JOHAN NILSSON / TT News Agency/AFP via Getty Ima Des manifestants, ici devant la mairie de Malmö, pour dénoncer la présence d’Israël à l’Eurovision, en avril 2024.

INTERNATIONAL - United by music, vraiment ? Alors que doit se tenir, ce samedi 11 mai, la grande finale de l’Eurovision en direct sur France 2 depuis Malmö et à laquelle chantera Slimane, le slogan de l’édition 2023 repris cette année par la Suède semble un poil compromis, au regard de l’ombre de la guerre à Gaza qui plane sur le concours.

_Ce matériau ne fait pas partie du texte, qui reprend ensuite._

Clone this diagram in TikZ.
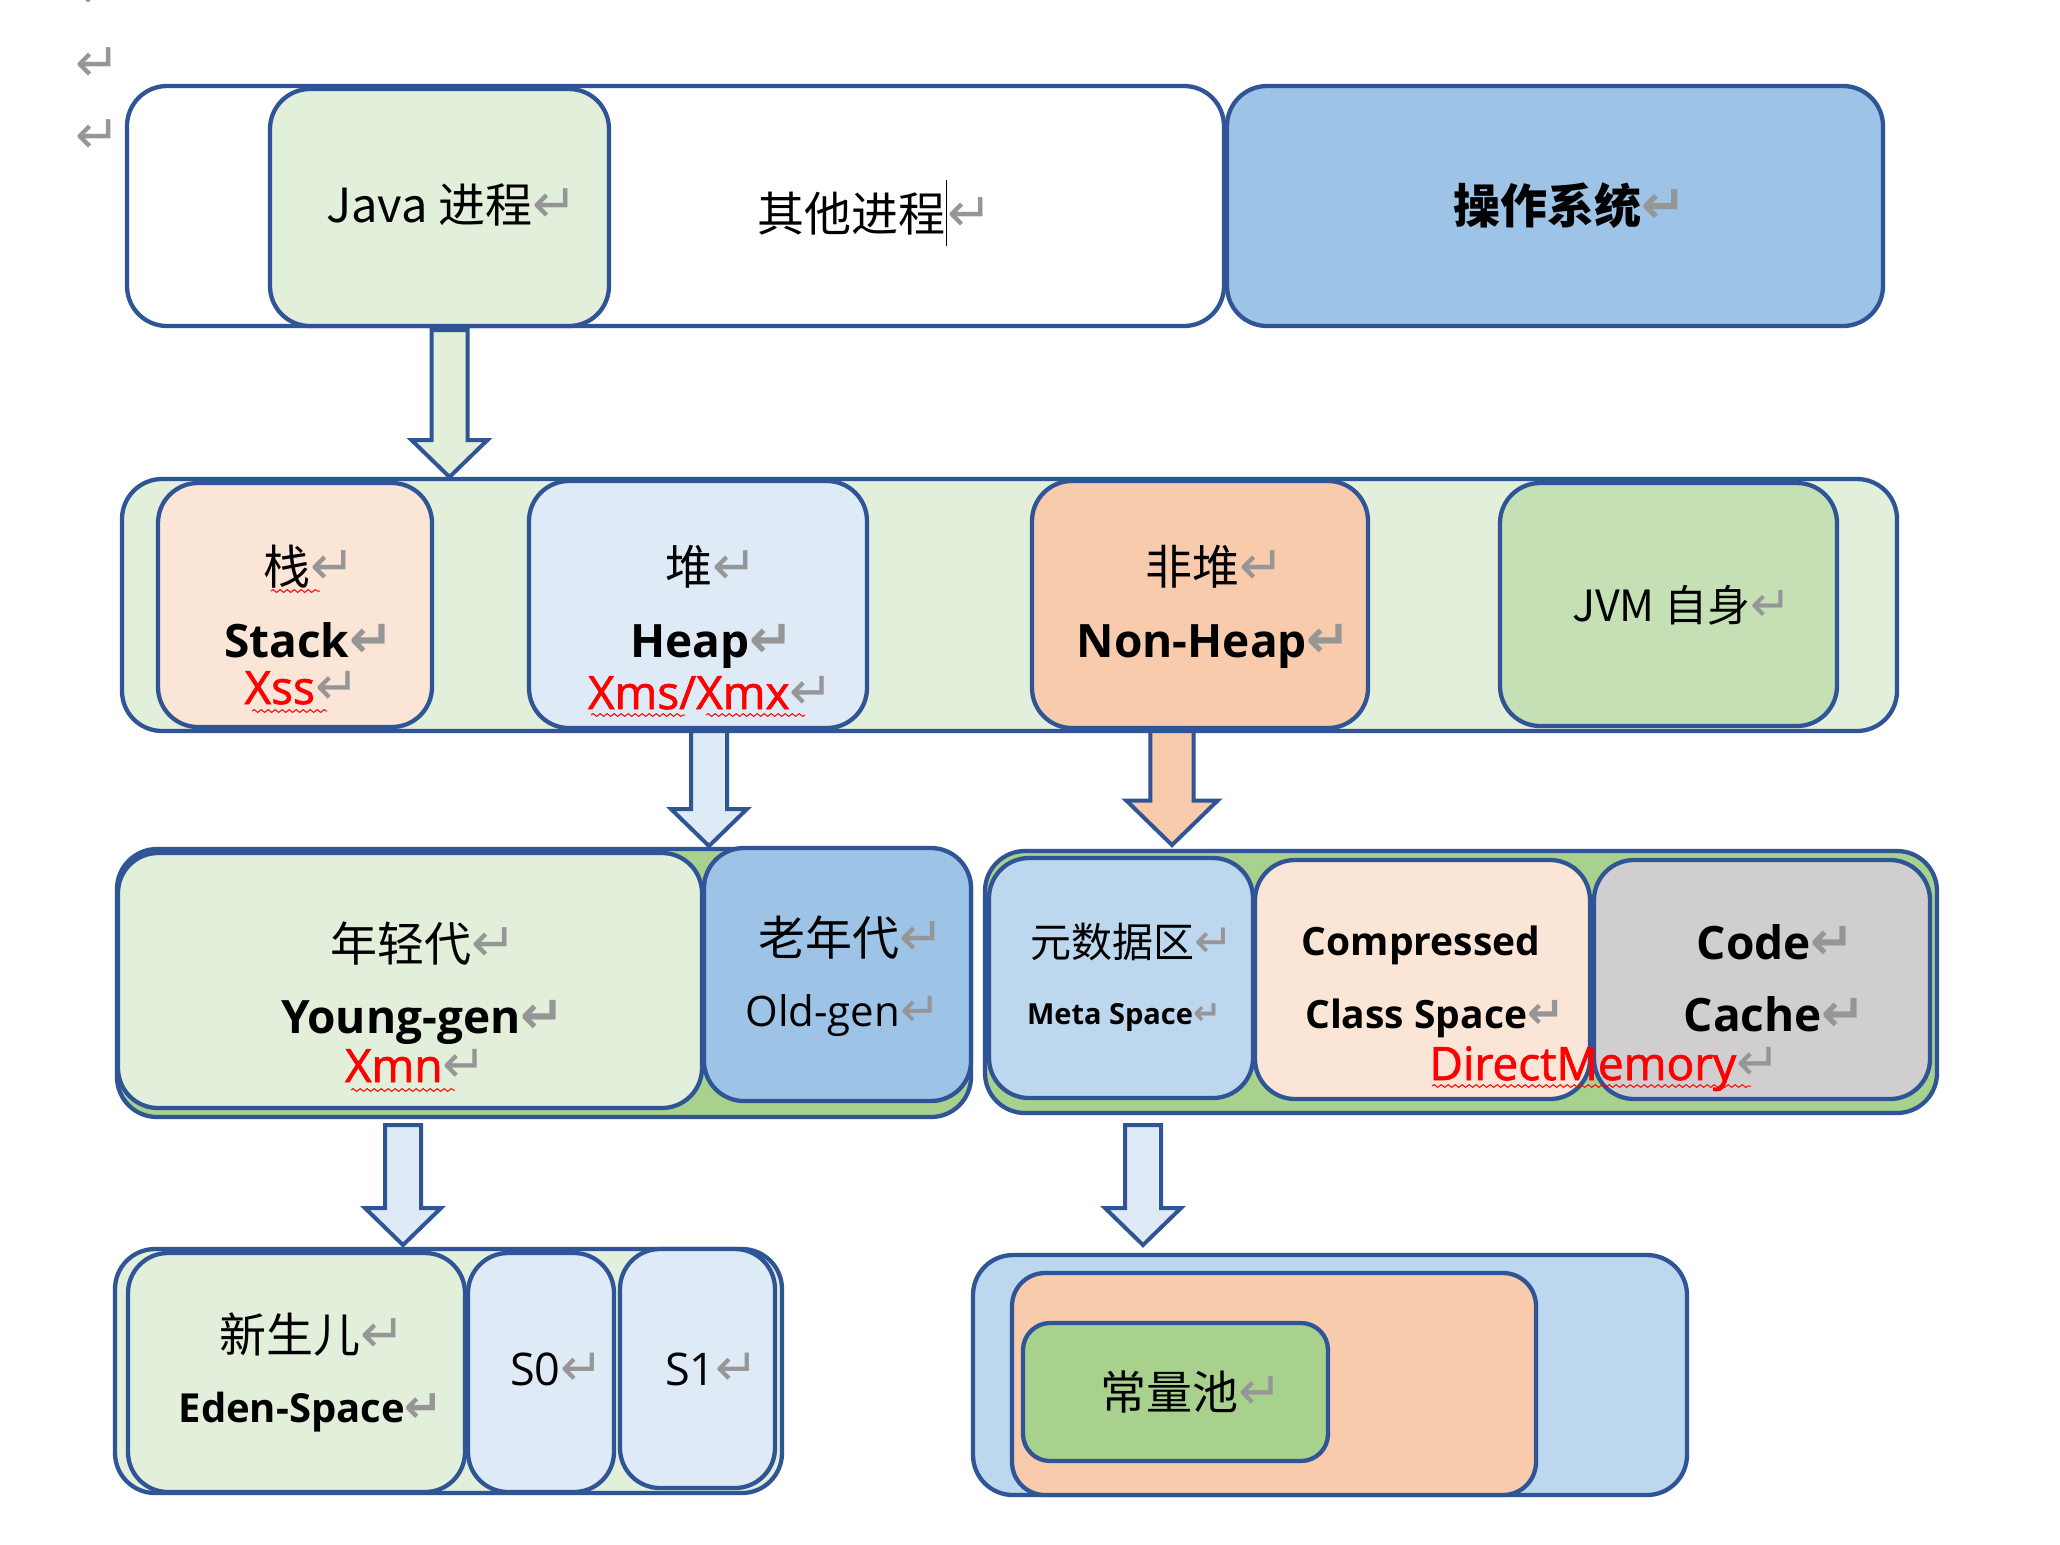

À l’Eurovision 2024, un symbole pro palestinien interdit porté par le chanteur suédois Eric Saade

En cause, la présence d’Israël à l’Eurovision. Le pays figure parmi les 37 États à s’affronter en chanson, comme depuis 1973, date à laquelle il a rejoint la compétition en tant que membre de l’Union européenne de radiotélévision, l’organe qui chapeaute le concours. Il l’a, depuis, remportée à quatre reprises (1978, 1979, 1998 et 2018).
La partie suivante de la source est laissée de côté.